* **What you have to do**
Omit all pictures and transcribe only the lines in the entries below that run from the line with "Generate a Python" through the line with "uppers = [up1, up2, up3, up4]".

* **Provided information**
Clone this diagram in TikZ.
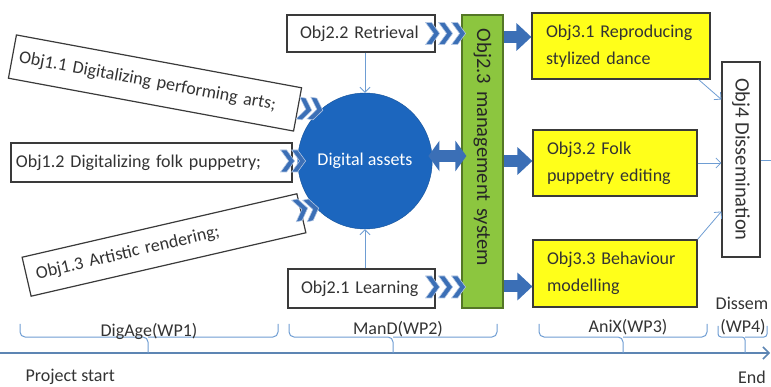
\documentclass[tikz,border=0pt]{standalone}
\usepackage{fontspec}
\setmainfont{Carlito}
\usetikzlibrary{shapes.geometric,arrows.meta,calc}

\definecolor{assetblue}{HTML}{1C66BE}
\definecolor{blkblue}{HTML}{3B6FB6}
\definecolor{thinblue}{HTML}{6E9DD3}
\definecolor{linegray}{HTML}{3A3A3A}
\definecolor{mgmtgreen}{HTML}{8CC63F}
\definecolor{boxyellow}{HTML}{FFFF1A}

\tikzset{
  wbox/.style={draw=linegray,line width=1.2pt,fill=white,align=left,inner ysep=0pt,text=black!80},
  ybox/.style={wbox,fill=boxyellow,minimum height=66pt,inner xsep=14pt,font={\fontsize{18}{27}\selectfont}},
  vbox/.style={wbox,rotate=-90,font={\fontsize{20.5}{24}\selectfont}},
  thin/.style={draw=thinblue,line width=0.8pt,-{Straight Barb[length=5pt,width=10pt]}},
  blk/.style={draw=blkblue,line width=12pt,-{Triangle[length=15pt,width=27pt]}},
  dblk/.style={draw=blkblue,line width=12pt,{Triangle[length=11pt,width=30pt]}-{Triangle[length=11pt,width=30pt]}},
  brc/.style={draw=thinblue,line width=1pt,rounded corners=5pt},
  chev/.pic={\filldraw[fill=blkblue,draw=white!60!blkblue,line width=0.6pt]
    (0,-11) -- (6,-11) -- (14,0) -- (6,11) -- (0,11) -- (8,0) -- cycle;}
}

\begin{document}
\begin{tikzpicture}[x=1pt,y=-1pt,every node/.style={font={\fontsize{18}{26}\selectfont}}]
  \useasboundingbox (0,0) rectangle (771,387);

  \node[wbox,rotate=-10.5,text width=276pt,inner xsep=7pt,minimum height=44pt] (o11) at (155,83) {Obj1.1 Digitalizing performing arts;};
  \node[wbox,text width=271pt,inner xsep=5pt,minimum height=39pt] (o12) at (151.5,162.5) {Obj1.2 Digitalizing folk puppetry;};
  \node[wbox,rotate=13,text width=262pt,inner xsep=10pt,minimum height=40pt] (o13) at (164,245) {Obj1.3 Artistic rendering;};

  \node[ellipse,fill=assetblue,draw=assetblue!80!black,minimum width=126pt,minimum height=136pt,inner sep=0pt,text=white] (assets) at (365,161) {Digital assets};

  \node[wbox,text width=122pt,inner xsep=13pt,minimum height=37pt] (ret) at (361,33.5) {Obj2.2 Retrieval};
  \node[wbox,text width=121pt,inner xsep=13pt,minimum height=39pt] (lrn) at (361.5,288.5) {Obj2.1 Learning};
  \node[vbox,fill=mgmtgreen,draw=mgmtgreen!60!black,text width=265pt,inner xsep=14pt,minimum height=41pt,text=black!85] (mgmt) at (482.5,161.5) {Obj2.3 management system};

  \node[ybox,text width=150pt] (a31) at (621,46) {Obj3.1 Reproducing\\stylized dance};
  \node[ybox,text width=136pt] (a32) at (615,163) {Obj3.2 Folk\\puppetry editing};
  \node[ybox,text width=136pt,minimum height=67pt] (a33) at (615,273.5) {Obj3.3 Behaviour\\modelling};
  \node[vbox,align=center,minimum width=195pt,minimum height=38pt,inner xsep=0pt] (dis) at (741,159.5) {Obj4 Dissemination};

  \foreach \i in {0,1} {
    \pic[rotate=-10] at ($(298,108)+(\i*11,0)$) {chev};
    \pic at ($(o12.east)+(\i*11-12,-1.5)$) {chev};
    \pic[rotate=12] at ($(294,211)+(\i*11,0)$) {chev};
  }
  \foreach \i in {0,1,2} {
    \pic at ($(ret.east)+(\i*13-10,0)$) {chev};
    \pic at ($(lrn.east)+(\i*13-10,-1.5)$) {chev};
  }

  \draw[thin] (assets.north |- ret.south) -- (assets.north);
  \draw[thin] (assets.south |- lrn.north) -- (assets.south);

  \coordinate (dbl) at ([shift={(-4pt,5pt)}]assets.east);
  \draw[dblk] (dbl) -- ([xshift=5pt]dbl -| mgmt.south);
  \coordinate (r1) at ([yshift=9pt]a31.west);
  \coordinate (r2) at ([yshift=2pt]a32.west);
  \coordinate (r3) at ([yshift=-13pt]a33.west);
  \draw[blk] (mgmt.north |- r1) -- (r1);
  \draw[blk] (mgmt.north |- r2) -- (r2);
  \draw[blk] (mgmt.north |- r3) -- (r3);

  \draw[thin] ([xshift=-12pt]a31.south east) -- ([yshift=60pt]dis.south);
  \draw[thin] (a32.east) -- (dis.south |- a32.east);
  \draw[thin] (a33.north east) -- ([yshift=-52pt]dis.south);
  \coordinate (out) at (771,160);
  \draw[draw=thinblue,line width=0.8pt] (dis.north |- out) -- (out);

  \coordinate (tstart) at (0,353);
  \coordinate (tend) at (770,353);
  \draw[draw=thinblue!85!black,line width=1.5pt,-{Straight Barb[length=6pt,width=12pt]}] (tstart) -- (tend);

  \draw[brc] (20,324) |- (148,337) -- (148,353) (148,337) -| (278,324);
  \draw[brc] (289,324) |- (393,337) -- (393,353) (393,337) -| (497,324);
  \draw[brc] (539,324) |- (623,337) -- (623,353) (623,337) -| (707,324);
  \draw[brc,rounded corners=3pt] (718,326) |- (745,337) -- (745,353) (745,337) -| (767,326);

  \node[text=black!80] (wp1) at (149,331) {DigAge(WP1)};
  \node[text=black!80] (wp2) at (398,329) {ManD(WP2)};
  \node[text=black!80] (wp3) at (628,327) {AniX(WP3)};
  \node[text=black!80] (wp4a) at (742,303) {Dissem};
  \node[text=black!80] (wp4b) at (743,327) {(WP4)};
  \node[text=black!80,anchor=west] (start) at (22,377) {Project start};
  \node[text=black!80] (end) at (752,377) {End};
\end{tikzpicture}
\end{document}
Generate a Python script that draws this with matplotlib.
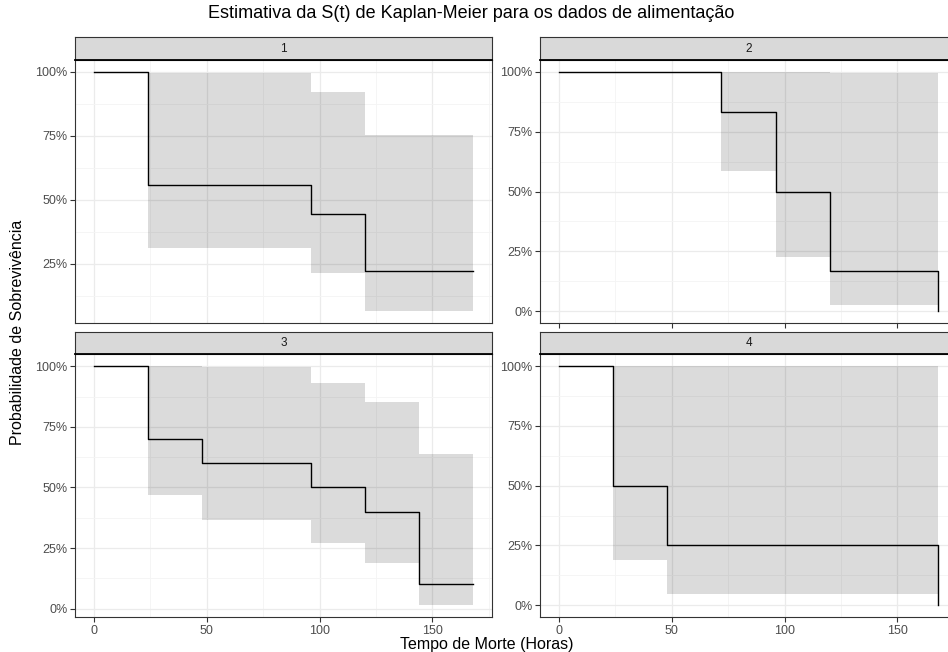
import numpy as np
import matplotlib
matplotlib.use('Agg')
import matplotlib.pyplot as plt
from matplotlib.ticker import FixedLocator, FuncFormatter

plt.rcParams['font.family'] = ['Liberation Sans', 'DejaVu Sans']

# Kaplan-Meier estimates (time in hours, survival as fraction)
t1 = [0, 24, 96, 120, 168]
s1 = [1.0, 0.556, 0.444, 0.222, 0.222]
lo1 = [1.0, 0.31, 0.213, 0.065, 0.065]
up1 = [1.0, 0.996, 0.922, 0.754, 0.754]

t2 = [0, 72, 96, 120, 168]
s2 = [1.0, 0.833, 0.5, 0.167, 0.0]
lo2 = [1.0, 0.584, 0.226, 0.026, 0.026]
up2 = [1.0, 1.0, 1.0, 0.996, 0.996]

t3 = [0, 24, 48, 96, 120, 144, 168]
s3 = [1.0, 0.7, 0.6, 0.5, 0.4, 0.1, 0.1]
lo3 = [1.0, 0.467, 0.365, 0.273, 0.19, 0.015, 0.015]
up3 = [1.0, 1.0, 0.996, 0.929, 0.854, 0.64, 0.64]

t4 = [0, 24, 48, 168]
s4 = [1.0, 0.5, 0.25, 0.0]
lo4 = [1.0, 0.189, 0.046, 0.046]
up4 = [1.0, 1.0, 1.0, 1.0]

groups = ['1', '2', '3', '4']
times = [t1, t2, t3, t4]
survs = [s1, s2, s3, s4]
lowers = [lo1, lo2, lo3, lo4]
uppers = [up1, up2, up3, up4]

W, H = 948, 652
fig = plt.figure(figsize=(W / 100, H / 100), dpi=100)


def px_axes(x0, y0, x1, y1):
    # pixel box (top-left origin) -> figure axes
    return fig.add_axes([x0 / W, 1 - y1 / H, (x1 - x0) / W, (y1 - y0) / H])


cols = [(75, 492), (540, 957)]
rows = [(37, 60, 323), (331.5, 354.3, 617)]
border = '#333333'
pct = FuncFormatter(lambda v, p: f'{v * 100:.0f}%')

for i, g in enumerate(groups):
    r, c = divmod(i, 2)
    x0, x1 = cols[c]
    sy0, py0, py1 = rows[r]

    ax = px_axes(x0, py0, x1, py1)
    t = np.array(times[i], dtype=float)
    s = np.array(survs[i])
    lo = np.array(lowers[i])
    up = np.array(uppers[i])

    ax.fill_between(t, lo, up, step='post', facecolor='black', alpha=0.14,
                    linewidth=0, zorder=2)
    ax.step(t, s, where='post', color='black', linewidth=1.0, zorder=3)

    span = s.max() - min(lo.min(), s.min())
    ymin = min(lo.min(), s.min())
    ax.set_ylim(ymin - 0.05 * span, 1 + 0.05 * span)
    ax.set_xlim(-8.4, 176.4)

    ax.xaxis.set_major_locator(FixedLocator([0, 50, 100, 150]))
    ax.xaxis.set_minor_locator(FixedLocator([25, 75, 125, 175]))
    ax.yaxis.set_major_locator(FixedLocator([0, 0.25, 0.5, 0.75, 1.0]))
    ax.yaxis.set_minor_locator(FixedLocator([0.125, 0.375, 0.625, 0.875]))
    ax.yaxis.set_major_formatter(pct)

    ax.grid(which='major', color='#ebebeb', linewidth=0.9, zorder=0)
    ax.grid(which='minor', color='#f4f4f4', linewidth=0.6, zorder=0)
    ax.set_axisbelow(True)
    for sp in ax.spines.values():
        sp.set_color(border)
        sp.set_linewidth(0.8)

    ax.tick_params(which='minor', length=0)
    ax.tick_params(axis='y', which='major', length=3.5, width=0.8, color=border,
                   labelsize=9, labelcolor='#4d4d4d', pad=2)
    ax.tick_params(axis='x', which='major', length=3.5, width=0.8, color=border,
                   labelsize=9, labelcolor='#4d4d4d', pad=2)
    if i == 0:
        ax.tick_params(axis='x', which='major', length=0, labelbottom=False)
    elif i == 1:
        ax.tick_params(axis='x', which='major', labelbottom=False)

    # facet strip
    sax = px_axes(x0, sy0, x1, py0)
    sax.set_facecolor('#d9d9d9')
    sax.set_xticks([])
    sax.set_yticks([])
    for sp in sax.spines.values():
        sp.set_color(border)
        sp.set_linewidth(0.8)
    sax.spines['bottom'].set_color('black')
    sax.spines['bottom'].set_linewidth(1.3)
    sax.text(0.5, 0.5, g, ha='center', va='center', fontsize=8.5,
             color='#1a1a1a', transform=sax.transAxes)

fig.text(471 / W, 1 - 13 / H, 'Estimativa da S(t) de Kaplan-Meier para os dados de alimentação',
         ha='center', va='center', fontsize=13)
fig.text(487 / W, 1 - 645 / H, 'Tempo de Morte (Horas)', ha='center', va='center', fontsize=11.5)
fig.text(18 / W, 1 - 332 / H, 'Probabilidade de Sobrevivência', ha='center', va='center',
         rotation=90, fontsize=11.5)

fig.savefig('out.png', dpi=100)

* **Final result**
Generate a Python script that draws this with matplotlib.
import numpy as np
import matplotlib
matplotlib.use('Agg')
import matplotlib.pyplot as plt
from matplotlib.ticker import FixedLocator, FuncFormatter

plt.rcParams['font.family'] = ['Liberation Sans', 'DejaVu Sans']

# Kaplan-Meier estimates (time in hours, survival as fraction)
t1 = [0, 24, 96, 120, 168]
s1 = [1.0, 0.556, 0.444, 0.222, 0.222]
lo1 = [1.0, 0.31, 0.213, 0.065, 0.065]
up1 = [1.0, 0.996, 0.922, 0.754, 0.754]

t2 = [0, 72, 96, 120, 168]
s2 = [1.0, 0.833, 0.5, 0.167, 0.0]
lo2 = [1.0, 0.584, 0.226, 0.026, 0.026]
up2 = [1.0, 1.0, 1.0, 0.996, 0.996]

t3 = [0, 24, 48, 96, 120, 144, 168]
s3 = [1.0, 0.7, 0.6, 0.5, 0.4, 0.1, 0.1]
lo3 = [1.0, 0.467, 0.365, 0.273, 0.19, 0.015, 0.015]
up3 = [1.0, 1.0, 0.996, 0.929, 0.854, 0.64, 0.64]

t4 = [0, 24, 48, 168]
s4 = [1.0, 0.5, 0.25, 0.0]
lo4 = [1.0, 0.189, 0.046, 0.046]
up4 = [1.0, 1.0, 1.0, 1.0]

groups = ['1', '2', '3', '4']
times = [t1, t2, t3, t4]
survs = [s1, s2, s3, s4]
lowers = [lo1, lo2, lo3, lo4]
uppers = [up1, up2, up3, up4]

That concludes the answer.